If for some reason you can’t see a dermatologist when you’re having a breakout, don’t jump to the first anti-acne soap that you see right away. Instead, opt for gentle cleansers like Cetaphil. When it comes to your skin, remember that less is more. The less products that you apply to your skin, the more room you’re giving it to breathe. Again, all of us have different skin types and while anti-acne soaps/cleansers all have the same claim, a particular product might be too harsh for your skin type.

3. Hands off!

Keep your hands off your face as much as possible. Acne is caused by bacteria – and with our hands doing so much of our work for us – just imagine the amount of bacteria that thrives on your hands which you could be transferring to your face when you rub or scratch at your cheek. If you can’t help it, try to dab the itching area with a clean tissue instead or use the back of your hands/fingers as they are cleaner than your palms. Always wash your hands with an anti-bacterial soap, too.

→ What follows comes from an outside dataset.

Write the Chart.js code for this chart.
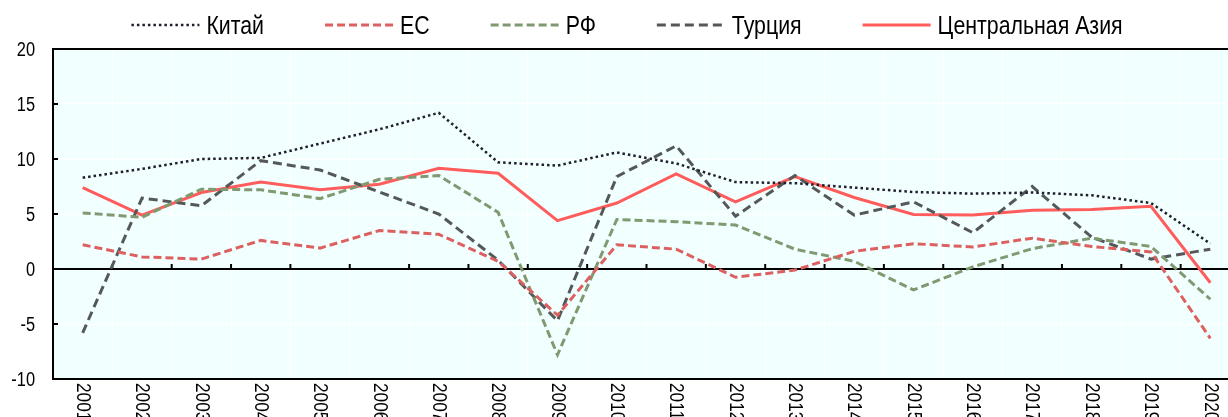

4. Keep your hair away from your face.

You may not notice it but a lot of dirt also collects on your hair especially when you go out. Keep your hair away from your face to prevent additional bacteria from landing on your skin. When you go to sleep, tie it in a braid. Aside from doing your skin a favor, it will also help prevent you from having tangled, messy hair when you wake up.

5. Practice proper hygiene. 


Change your sheets and pillow cases on a weekly basis. Another culprit that might be contributing to your breakouts is the dirt that collected on your sheets, which you have to lie on when you sleep. If you can, put a clean towel on top of your pillow every night. This way, you can be assured that your face only comes in contact with clean material.

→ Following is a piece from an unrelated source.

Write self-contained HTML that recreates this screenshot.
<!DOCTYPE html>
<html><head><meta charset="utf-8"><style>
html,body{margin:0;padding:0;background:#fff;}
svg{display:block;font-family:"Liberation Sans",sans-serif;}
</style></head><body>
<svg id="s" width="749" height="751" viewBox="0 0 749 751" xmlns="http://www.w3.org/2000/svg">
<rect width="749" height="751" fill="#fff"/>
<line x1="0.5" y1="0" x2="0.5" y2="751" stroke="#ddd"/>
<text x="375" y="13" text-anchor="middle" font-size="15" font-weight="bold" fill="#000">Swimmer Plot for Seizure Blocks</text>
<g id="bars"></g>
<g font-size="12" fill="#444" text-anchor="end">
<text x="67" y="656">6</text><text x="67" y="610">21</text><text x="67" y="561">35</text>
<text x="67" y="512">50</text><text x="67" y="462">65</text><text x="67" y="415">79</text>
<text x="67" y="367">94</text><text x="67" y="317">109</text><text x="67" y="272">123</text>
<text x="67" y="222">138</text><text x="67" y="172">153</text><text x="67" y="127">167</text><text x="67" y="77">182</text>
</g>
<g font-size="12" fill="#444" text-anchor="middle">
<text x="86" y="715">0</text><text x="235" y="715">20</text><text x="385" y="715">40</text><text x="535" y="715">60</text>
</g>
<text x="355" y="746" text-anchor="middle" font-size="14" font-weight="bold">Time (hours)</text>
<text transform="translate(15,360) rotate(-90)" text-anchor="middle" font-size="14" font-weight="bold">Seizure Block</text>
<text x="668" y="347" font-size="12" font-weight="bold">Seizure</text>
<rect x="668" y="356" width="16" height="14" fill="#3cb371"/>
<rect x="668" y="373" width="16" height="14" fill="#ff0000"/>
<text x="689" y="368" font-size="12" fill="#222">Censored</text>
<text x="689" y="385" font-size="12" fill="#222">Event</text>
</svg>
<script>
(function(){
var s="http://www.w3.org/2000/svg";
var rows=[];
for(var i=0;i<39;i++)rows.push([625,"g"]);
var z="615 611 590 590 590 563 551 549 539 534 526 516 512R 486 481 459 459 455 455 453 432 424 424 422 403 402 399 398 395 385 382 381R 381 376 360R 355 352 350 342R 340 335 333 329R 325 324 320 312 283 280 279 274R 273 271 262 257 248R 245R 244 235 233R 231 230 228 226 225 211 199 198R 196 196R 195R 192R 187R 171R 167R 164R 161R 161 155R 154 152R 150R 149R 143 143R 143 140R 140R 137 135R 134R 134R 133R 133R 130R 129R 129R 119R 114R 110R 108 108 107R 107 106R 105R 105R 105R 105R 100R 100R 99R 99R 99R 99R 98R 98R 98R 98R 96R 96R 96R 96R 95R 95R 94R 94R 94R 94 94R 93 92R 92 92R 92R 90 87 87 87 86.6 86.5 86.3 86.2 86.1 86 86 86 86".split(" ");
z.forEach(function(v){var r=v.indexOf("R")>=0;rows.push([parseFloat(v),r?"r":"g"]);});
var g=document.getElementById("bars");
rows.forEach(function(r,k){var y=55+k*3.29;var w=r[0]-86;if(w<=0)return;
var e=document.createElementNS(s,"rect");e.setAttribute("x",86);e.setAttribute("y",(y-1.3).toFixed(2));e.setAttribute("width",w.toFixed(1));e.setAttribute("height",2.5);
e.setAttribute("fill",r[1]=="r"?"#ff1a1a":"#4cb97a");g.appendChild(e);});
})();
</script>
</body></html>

6. Use a clean paper towel to dry off your face.


Don’t use on your face the same bath towel that you use to dry off the other parts of your body with. After cleansing, pat dry your face with a clean paper towel instead.

7. Use a sunscreen!


As someone who lives in a tropical country, I think one thing that most of my people take for granted is the effect of UV rays. Just because you have enough melanin on your skin, it doesn’t mean that you’re completely safe from getting skin cancer. Skin cancer aside, another reason why you should put sunscreen when you go out especially if you’re currently suffering from acne is because it can trigger hyperpigmentation, which causes acne spots. I currently use Dermplus Moisturizing Sunblock with SPF 35. It’s highly recommended that you use a sunscreen with SPF 30 and up because it blocks 97% of the sun’s UV rays. After applying the sunblock on my face, I usually wait 30 minutes before I go out because that’s how long it takes for the skin to absorb the product and for it to fully take effect.


I’ll let you in on another tip. Most beauty websites advise you to only do spot treatment when you’re using Benzac or any other anti-acne product. That’s what I initially thought too but this is what my dermatologist advised me: apply it on your whole face.


The reason? You can’t predict where your acne will grow next so it’s always better to take preventive measures. What I do right now is I squeeze a pea-sized amount of Benzac (and Tretinoin during the night) onto my palm and apply that onto my entire face. I make sure to avoid the sides of my nose and my lips because those areas are extra sensitive and easily burns. During the first few days, both Benzac and Tretinoin REALLY stung for me (Benzac feels cold and nice to the touch but it starts to hurt when your skin absorbs it). But I learned that’s normal because my skin was still learning to adjust to the product. The pain eventually subsided on the following days. My derma also told me that if I thought the pain was really too much, I could alternate the application of the products and use them every other day.

So far, I haven’t grown a new, single pimple since the day I started this regimen. However, please take this with a grain of salt because your skin type might be entirely different than mine; I’m only sharing what works best for me at the moment. Acne is literally a long battle – the head of Philippine Dermatological Society (PDS), Ms. Blossom Chan once told us that acne treatment can take 1-4 months before you really start to get results. On that note, be patient, be brave, and remember that you’re not alone in this fight.